Central tenets of the Cognitive moDel of anxiety
A number of propositions derived from the cognitive perspective guided the develop-
ment of the cognitive model (see Figure 2.1). These propositions were first articulated in
the original cognitive model of anxiety (Beck et al., 1985, 2005) and are elaborated in
the sections below (see Table 2.2 for a definition of the basic tenets).
table 2.2. Central tenets of the Cognitive model of anxiety
Exaggerated threat appraisals
Anxiety is characterized by an enhanced and highly selective attention to personal risk,
threat, or danger that is perceived as having a serious negative impact on vital interests
and well-being.
Heightened helplessness
Anxiety involves an inaccurate evaluation of personal coping resources, resulting in an
underestimation of one’s ability to cope with a perceived threat.

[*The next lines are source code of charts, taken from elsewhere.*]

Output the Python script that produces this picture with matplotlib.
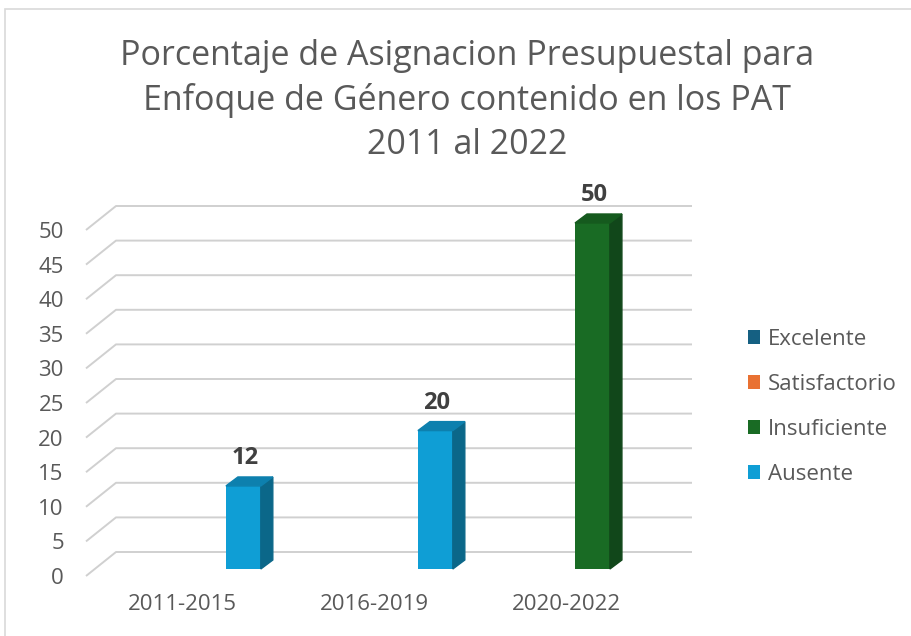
import numpy as np
import matplotlib.pyplot as plt
from matplotlib.patches import Polygon, Patch, Rectangle
from matplotlib.transforms import ScaledTranslation

plt.rcParams['font.family'] = ['Open Sans', 'DejaVu Sans']

# Data
categories = ["2011-2015", "2016-2019", "2020-2022"]
series_names = ["Excelente", "Satisfactorio", "Insuficiente", "Ausente"]
excelente = [0, 0, 0]
satisfactorio = [0, 0, 0]
insuficiente = [0, 0, 50]
ausente = [12, 20, 0]
y_ticks = list(range(0, 55, 5))

# Colours: front face, top face, side face
front_colors = ["#156082", "#E97132", "#196B24", "#0F9ED5"]
top_colors = ["#124F6B", "#C45E28", "#155A1E", "#0D80AE"]
side_colors = ["#0E4159", "#A04C20", "#11471A", "#0B6789"]

TEXT = "#595959"
GRID = "#d0d0d0"

# Figure geometry (pixels)
W, H, DPI = 911, 636, 100
fig = plt.figure(figsize=(W / DPI, H / DPI), dpi=DPI)

def fx(px):
    return px / W

def fy(px):
    return 1 - px / H

# plot area = plane where the bars stand
left, right, top, bottom = 95, 671, 223, 569
ax = fig.add_axes([fx(left), fy(bottom), (right - left) / W, (bottom - top) / H])
ax.set_xlim(-0.5, 2.5)
ax.set_ylim(0, 50)
for s in ax.spines.values():
    s.set_visible(False)

cat_px = (right - left) / 3
val_px = (bottom - top) / 50

def shift(dx_px, dy_px):
    # image-pixel offset -> data units (dy_px positive = down)
    return dx_px / cat_px, -dy_px / val_px

front = shift(-9, 7)
back = shift(21, -17)
depth = shift(12, -9)

# walls / gridlines
for v in y_ticks:
    xs = [-0.5 + front[0], -0.5 + back[0], 2.5 + back[0]]
    ys = [v + front[1], v + back[1], v + back[1]]
    ax.plot(xs, ys, color=GRID, lw=1.4, clip_on=False, zorder=1,
            solid_capstyle='butt')

# bars
slot = 1 / 5.5
x = np.arange(len(categories))
all_series = [excelente, satisfactorio, insuficiente, ausente]
for i, vals in enumerate(all_series):
    vals = np.array(vals)
    pos = x + (i - 1.5) * slot
    m = vals > 0
    ax.bar(pos[m], vals[m], width=slot, color=front_colors[i], zorder=3)
    for p, v in zip(pos[m], vals[m]):
        x0, x1 = p - slot / 2, p + slot / 2
        side = [(x1, 0), (x1, v), (x1 + depth[0], v + depth[1]), (x1 + depth[0], depth[1])]
        topf = [(x0, v), (x1, v), (x1 + depth[0], v + depth[1]), (x0 + depth[0], v + depth[1])]
        ax.add_patch(Polygon(side, closed=True, color=side_colors[i], zorder=3, clip_on=False))
        ax.add_patch(Polygon(topf, closed=True, color=top_colors[i], zorder=3, clip_on=False))
        ax.annotate(f"{v}", (p, v), xytext=(1, 20), textcoords='offset points',
                    ha='center', va='center', fontsize=17, fontweight='bold',
                    color="#404040", annotation_clip=False)

# ticks drawn on the front plane
ax.set_xticks(x)
ax.set_xticklabels(categories)
ax.set_yticks(y_ticks)
ax.tick_params(length=0, labelsize=16, labelcolor=TEXT)
ax.tick_params(axis='x', pad=13)
ax.tick_params(axis='y', pad=16)
off = ScaledTranslation(-9 / DPI, -7 / DPI, fig.dpi_scale_trans)
for lbl in ax.get_xticklabels() + ax.get_yticklabels():
    lbl.set_transform(lbl.get_transform() + off)

# title
fig.text(fx(467), fy(39),
         "Porcentaje de Asignacion Presupuestal para\nEnfoque de Género contenido en los PAT\n2011 al 2022",
         ha='center', va='top', fontsize=24.5, color=TEXT, linespacing=1.37)

# legend
handles = [Patch(facecolor=c, edgecolor='none') for c in front_colors]
fig.legend(handles, series_names, loc='center left',
           bbox_to_anchor=(fx(748), fy(407)), frameon=False, fontsize=16,
           labelcolor=TEXT, handlelength=0.55, handleheight=0.55,
           handletextpad=0.35, labelspacing=1.08, borderpad=0, borderaxespad=0)

# chart border
fig.patches.append(Rectangle((fx(5), -0.1), 2, fy(9) + 0.1, transform=fig.transFigure,
                             fill=False, edgecolor="#d9d9d9", lw=1.2))

fig.savefig("out.png", dpi=DPI)
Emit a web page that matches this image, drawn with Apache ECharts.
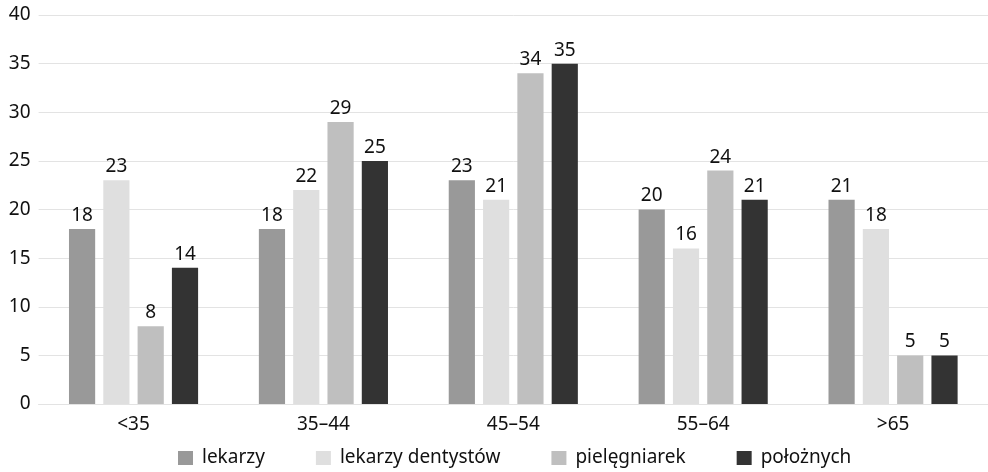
<!DOCTYPE html>
<html>
<head>
<meta charset="utf-8">
<script src="https://cdn.jsdelivr.net/npm/echarts@6/dist/echarts.min.js"></script>
<style>
  html, body { margin: 0; padding: 0; background: #fff; }
  #chart { width: 988px; height: 472px; }
</style>
</head>
<body>
<div id="chart"></div>
<script>
// Age groups on the category axis
const ageGroups = ['<35', '35–44', '45–54', '55–64', '>65'];

// Share (%) per profession in each age group
const lekarzy = [18, 18, 23, 20, 21];
const lekarzyDentystow = [23, 22, 21, 16, 18];
const pielegniarek = [8, 29, 34, 24, 5];
const poloznych = [14, 25, 35, 21, 5];

const seriesNames = ['lekarzy', 'lekarzy dentystów', 'pielęgniarek', 'położnych'];
const seriesColors = ['#999999', '#dfdfdf', '#bfbfbf', '#333333'];
const seriesData = [lekarzy, lekarzyDentystow, pielegniarek, poloznych];

const FONT = '"Noto Sans", sans-serif';
const TEXT = '#111111';
const SIZE = 19;

const chart = echarts.init(document.getElementById('chart'), null, { renderer: 'canvas' });

chart.setOption({
  animation: false,
  textStyle: { fontFamily: FONT },
  grid: { left: 38.6, top: 15, width: 959, bottom: 68, containLabel: false },
  legend: {
    data: seriesNames,
    top: 446,
    left: 178,
    padding: 0,
    icon: 'rect',
    itemWidth: 15,
    itemHeight: 14,
    itemGap: 51,
    textStyle: { fontFamily: FONT, fontSize: SIZE, color: TEXT, lineHeight: 24, padding: [0, 0, 0, 4] }
  },
  xAxis: {
    type: 'category',
    data: ageGroups,
    axisTick: { show: false },
    axisLine: { show: true, lineStyle: { color: '#e3e3e3', width: 1 } },
    axisLabel: { fontFamily: FONT, fontSize: SIZE, color: TEXT, margin: 11 }
  },
  yAxis: {
    type: 'value',
    min: 0,
    max: 40,
    interval: 5,
    axisLine: { show: false },
    axisTick: { show: false },
    axisLabel: { fontFamily: FONT, fontSize: SIZE, color: TEXT, margin: 8 },
    splitLine: { lineStyle: { color: '#e3e3e3', width: 1 } }
  },
  series: seriesData.map((vals, i) => ({
    name: seriesNames[i],
    type: 'bar',
    data: vals,
    barGap: '31%',
    barCategoryGap: '32%',
    itemStyle: { color: seriesColors[i] },
    label: {
      show: true,
      position: 'top',
      distance: 4,
      fontFamily: FONT,
      fontSize: SIZE,
      color: TEXT
    }
  }))
});
</script>
</body>
</html>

Inhibitory processing of safety information
Anxiety states are characterized by inhibited or highly restricted processing of safety
cues and information that convey diminished likelihood and severity of a perceived
threat or danger.
Impaired constructive or reflective thinking
During anxiety more constructive, logical, and realistic elaborative thinking and
reasoning are difficult to access and so are ineffectively utilized for anxiety reduction.
Automatic and strategic processing
Anxiety involves a mixture of automatic and strategic cognitive processes that are
responsible for the involuntary and uncontrollable quality of anxiety.
Self-perpetuating process
Anxiety involves a vicious cycle in which heightened self-focused attention on the signs
and symptoms of anxiety will itself contribute to an intensification of subjective distress.
Cognitive primacy
The primary cognitive appraisal of threat and the secondary appraisal of personal
vulnerability can generalize such that a broader array of situations or stimuli are
misperceived as threatening and various physiological and behavioral defensive
responses are inappropriately mobilized to deal with the threat.
Cognitive vulnerability to anxiety
Increased susceptibility to anxiety is a result of enduring core beliefs (schemas) about
personal vulnerability or helplessness and the salience of threat.